Der Antrag bzgl. der Einführung eines zusätzlichen Vizepräsidenten Digitales und Sicherheit wurde mit 145 : 70 Stimmen bei 19 Enthaltungen knapp abgelehnt (2/3 Mehrheit bei Satzungsänderungen). Dabei musste erst einmal geklärt werden, wie die Enthaltungen zu werten sind… Ein aus meiner Sicht fatales Zeichen, denn gerade im Bereich Digitalisierung ist enormer Nachholbedarf vorhanden. Beispielhaft sei hier die immer noch manuelle Bearbeitung der Zahlungseingänge der Startgelder der über 3500 Teilnehmer der DSAM durch die chronisch überarbeitete Geschäftsstelle genannt.
Der Antrag zur Streichung der deutschen Pokal-Einzelmeisterschaft (Dähne-Pokal) wurde deutlich abgelehnt. Die zentrale Veranstaltung auf Bundesebene läuft hervorragend, alles andere ist Angelegenheit der Mitgliedsverbände.
Weitere Abstimmungsergebnisse sind im Bericht des DSB nachzulesen.
Vielleicht erwähnenswert ist noch, dass 2 Anträge nicht fristgerecht eingereicht wurden. Dort hätte das Präsidium besser vorbereitet sein können bzw. A. F., dem dies aufgefallen ist und der die Anträge auf Nichtbefassung gestellt hatte, vorab dem Präsidium Bescheid geben können.

Erfreuliches:
Nun möchte ich diesen Bericht noch mit etwas Erfreulichem beschließen.

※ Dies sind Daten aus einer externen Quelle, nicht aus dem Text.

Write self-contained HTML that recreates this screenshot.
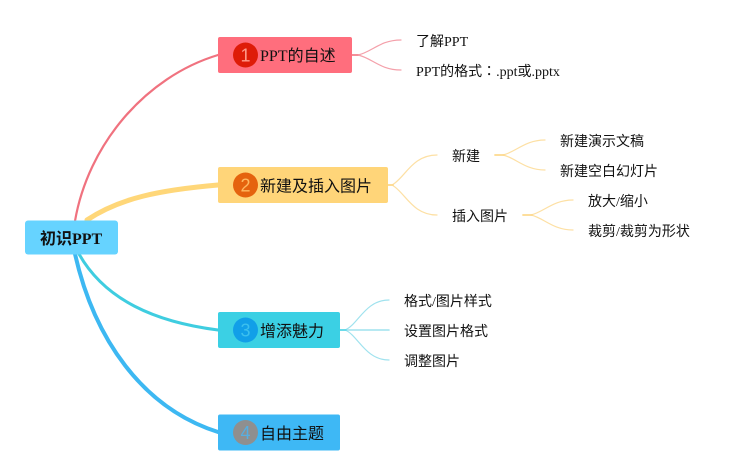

Es wurden 4 Ehrungen an verdiente, dem Schach verbundene Personen verliehen:

Ingrid Schulz, seit vielen Jahren „Schachfotografin“, besonders bei der DSAM (silberne DSB-Ehrennadel)
Rainer Knaak, Senioren-Weltmeister 2024 (goldene Plakette des DSB)
Brigitte Burchard, Senioren-Weltmeisterin 2024 (goldene Plakette des DSB)
Raj Tischbierek, Schachjournalist und Herausgeber der Zeitschrift „Schach“ (Deutscher Schachpreis 2024)

Nach zwei Tagen „abwechslungsreichem“ Kongress kam ich am Sonntagabend um 23:39 Uhr mit dem letzten Zug nach Büsum zu Hause an und konnte doch noch im eigenen Bett schlafen.